**Work to complete**
Check each line below for the word "this", and copy those that have it.

**Material provided**
# # #
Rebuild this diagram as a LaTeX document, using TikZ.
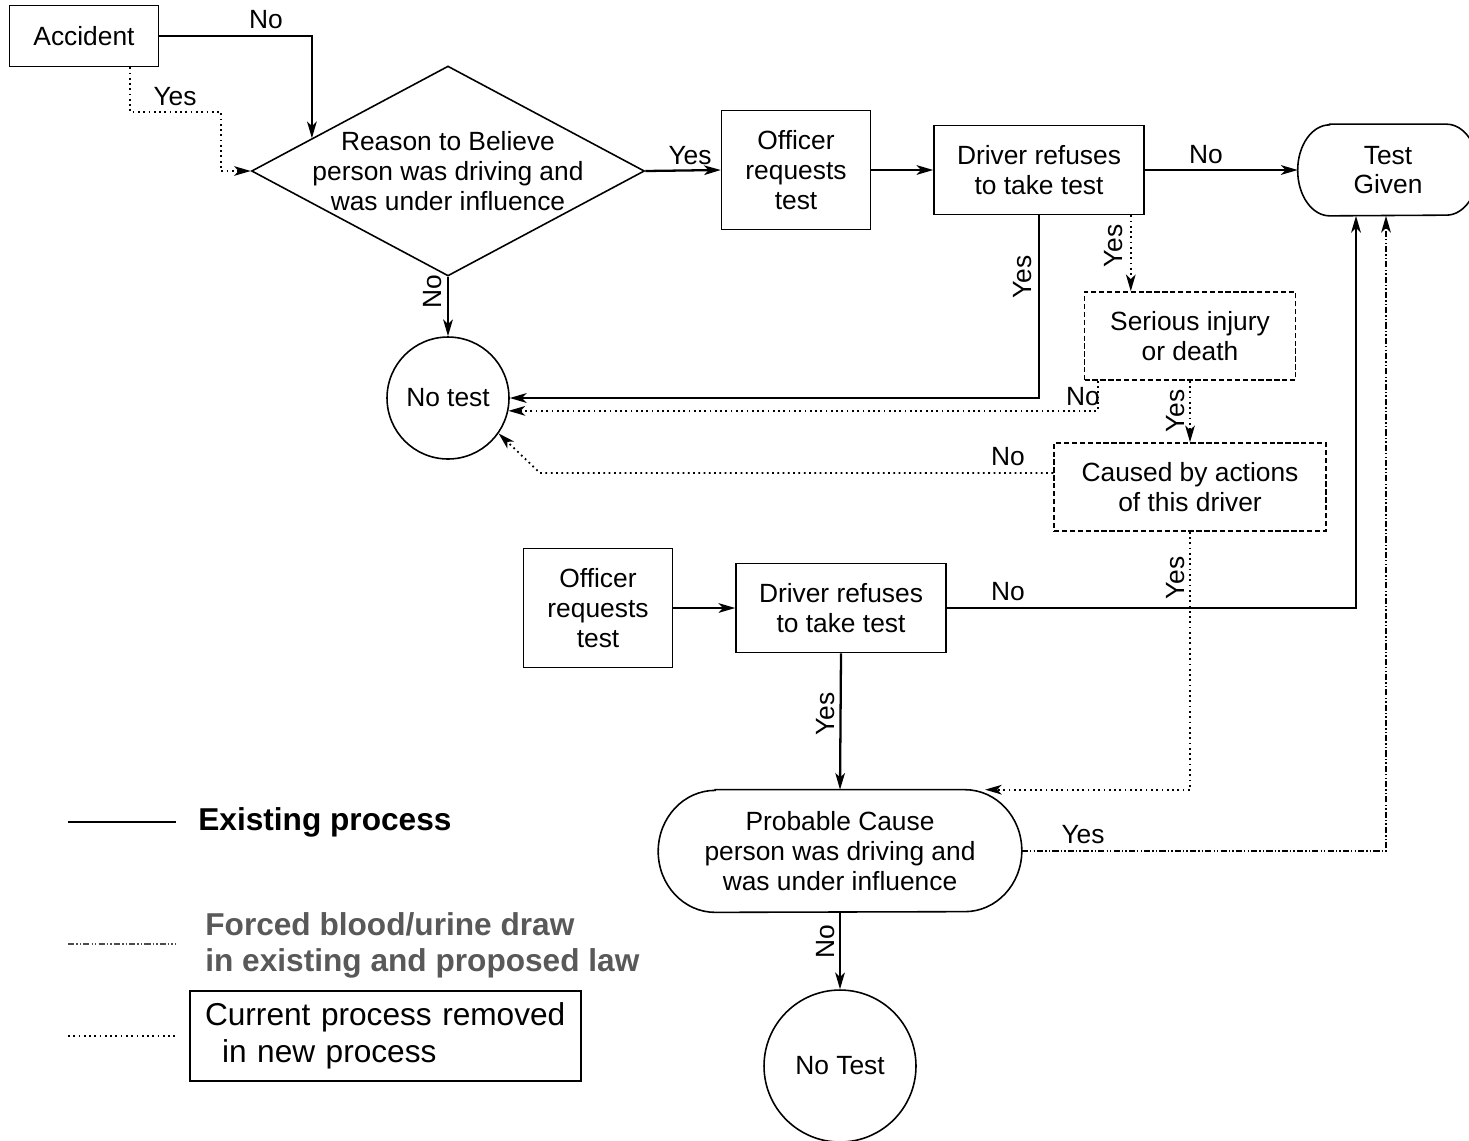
\documentclass[tikz,border=0pt]{standalone}
\usepackage{fontspec}
\setmainfont{Liberation Sans}
\usetikzlibrary{shapes.geometric,arrows.meta,calc}

\tikzset{
  proc/.style={draw, line width=0.9pt, align=center, inner sep=0pt},
  cut/.style={proc, dash pattern=on 3pt off 1.5pt},
  decision/.style={draw, line width=0.9pt, diamond, inner sep=0pt, minimum width=7.86cm, minimum height=4.2cm},
  term/.style={align=center, inner sep=0pt},
  stop/.style={proc, circle},
  tip/.style={-{Stealth[length=9.5pt, width=5.5pt, inset=2.6pt]}},
  flow/.style={tip, line width=1.3pt},
  removed/.style={tip, line width=1pt, dash pattern=on 1pt off 2pt},
  forced/.style={tip, line width=1pt, dash pattern=on 3.5pt off 1.2pt on 0.8pt off 1.2pt on 0.8pt off 1.2pt},
  lbl/.style={inner sep=0pt},
  vlbl/.style={inner sep=0pt, rotate=90}
}

% outline with elliptic ends round a term node: node, x radius (px), y radius (cm)
\newcommand{\termoutline}[3]{%
  \draw[line width=0.9pt] ($(#1.north west)+(#2,0)$) -- ($(#1.north east)+(-#2,0)$)
    arc[start angle=90, end angle=-90, x radius=#2*0.02cm, y radius=#3]
    -- ($(#1.south west)+(#2,0)$)
    arc[start angle=270, end angle=90, x radius=#2*0.02cm, y radius=#3] -- cycle;}

\begin{document}
\begin{tikzpicture}[x=0.02cm, y=-0.02cm, font=\fontsize{15}{17}\selectfont]
\useasboundingbox (0,0) rectangle (1469,1140);

% boxes
\node[proc, minimum width=2.98cm, minimum height=1.22cm] (acc) at (84,36) {Accident};
\node[decision] (rtb) at (448,171) {};
\node[align=center, inner sep=0pt] (rtbtxt) at (rtb) {Reason to Believe\\person was driving and\\was under influence};
\node[proc, minimum width=2.98cm, minimum height=2.38cm] (off1) at (796,170) {Officer\\requests\\test};
\node[proc, minimum width=4.2cm, minimum height=1.78cm] (drv1) at (1039,170) {Driver refuses\\to take test};
\node[term, minimum width=3.6cm, minimum height=1.82cm] (tg) at (1388,170) {Test\\Given};
\termoutline{tg}{32}{0.91cm}
\node[stop, minimum size=2.44cm] (nt1) at (448,398) {No test};
\node[cut, minimum width=4.22cm, minimum height=1.76cm] (ser) at (1190,336) {Serious injury\\or death};
\node[cut, minimum width=5.44cm, minimum height=1.76cm] (cau) at (1190,487) {Caused by actions\\of this driver};
\node[proc, minimum width=2.98cm, minimum height=2.38cm] (off2) at (598,608) {Officer\\requests\\test};
\node[proc, minimum width=4.2cm, minimum height=1.78cm] (drv2) at (841,608) {Driver refuses\\to take test};
\node[term, minimum width=7.26cm, minimum height=2.44cm] (pc) at (840,851) {Probable Cause\\person was driving and\\was under influence};
\termoutline{pc}{57}{1.22cm}
\node[stop, minimum size=3.04cm] (nt2) at (840,1066) {No Test};

% existing process
\draw[flow] (acc.east) -| ($(rtb.west)!0.31!(rtb.north)$);
\draw[flow] (rtb.east) -- (off1.west);
\draw[flow] (off1.east) -- (drv1.west);
\draw[flow] (drv1.east) -- (tg.west);
\draw[flow] (rtb.south) -- (nt1.north);
\draw[flow] (drv1.south) |- (nt1.east);
\draw[flow] (off2.east) -- (drv2.west);
\draw[flow] (drv2.east) -| ($(tg.south)+(-32,0)$);
\draw[flow] (drv2.south) -- (pc.north);
\draw[flow] (pc.south) -- (nt2.north);

% removed in new process
\draw[removed] ($(acc.south)+(46,0)$) |- (221,112) |- (rtb.west);
\draw[removed] ($(drv1.south east)+(-14,0)$) coordinate (d1y) -- (d1y |- ser.north);
\draw[removed] ($(ser.south west)+(14,0)$) |- (nt1.-12);
\draw[removed] (ser.south) -- (cau.north);
\draw[removed] ($(cau.west)+(0,-14)$) -- (540,473) -- (nt1.-35);
\draw[removed] (cau.south) |- ($(pc.north)+(145,0)$);

% forced draw
\draw[forced] (pc.east) -| ($(tg.south)+(-2,0)$);

% labels
\node[lbl] (l1) at (266,20) {No};
\node[lbl] (l2) at (175,97) {Yes};
\node[lbl] (l3) at (690,156) {Yes};
\node[lbl] (l4) at (1206,155) {No};
\node[vlbl] (l5) at (433,292) {No};
\node[vlbl] (l6) at (1023,277) {Yes};
\node[vlbl] (l7) at (1114,246) {Yes};
\node[lbl] (l8) at (1083,397) {No};
\node[vlbl] (l9) at (1176,411) {Yes};
\node[lbl] (l10) at (1008,457) {No};
\node[vlbl] (l11) at (1176,578) {Yes};
\node[lbl] (l12) at (1008,592) {No};
\node[vlbl] (l13) at (826,714) {Yes};
\node[lbl] (l14) at (1083,835) {Yes};
\node[vlbl] (l15) at (826,942) {No};

% legend
\draw[line width=1.3pt] (68,822) -- (176,822);
\node[anchor=west, inner sep=0pt, font=\fontsize{18}{20.5}\selectfont\bfseries] (lg1) at (198,822) {Existing process};
\draw[line width=0.9pt, black!70, dash pattern=on 3.5pt off 1.2pt on 0.8pt off 1.2pt on 0.8pt off 1.2pt] (68,944) -- (176,944);
\node[anchor=west, inner sep=0pt, align=left, text=black!65, font=\fontsize{18}{20.5}\selectfont\bfseries] (lg2) at (205,945) {Forced blood/urine draw\\in existing and proposed law};
\draw[line width=1pt, dash pattern=on 1pt off 2pt] (68,1036) -- (176,1036);
\node[proc, align=left, text width=7.22cm, inner xsep=0.3cm, minimum height=1.8cm, font=\fontsize{18}{21}\selectfont] (lg3) at (385.5,1036) {Current process removed\\\hspace*{0.34cm}in new process};
\end{tikzpicture}
\end{document}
# # #
**Correct response**
Rebuild this diagram as a LaTeX document, using TikZ.
\node[cut, minimum width=5.44cm, minimum height=1.76cm] (cau) at (1190,487) {Caused by actions\\of this driver};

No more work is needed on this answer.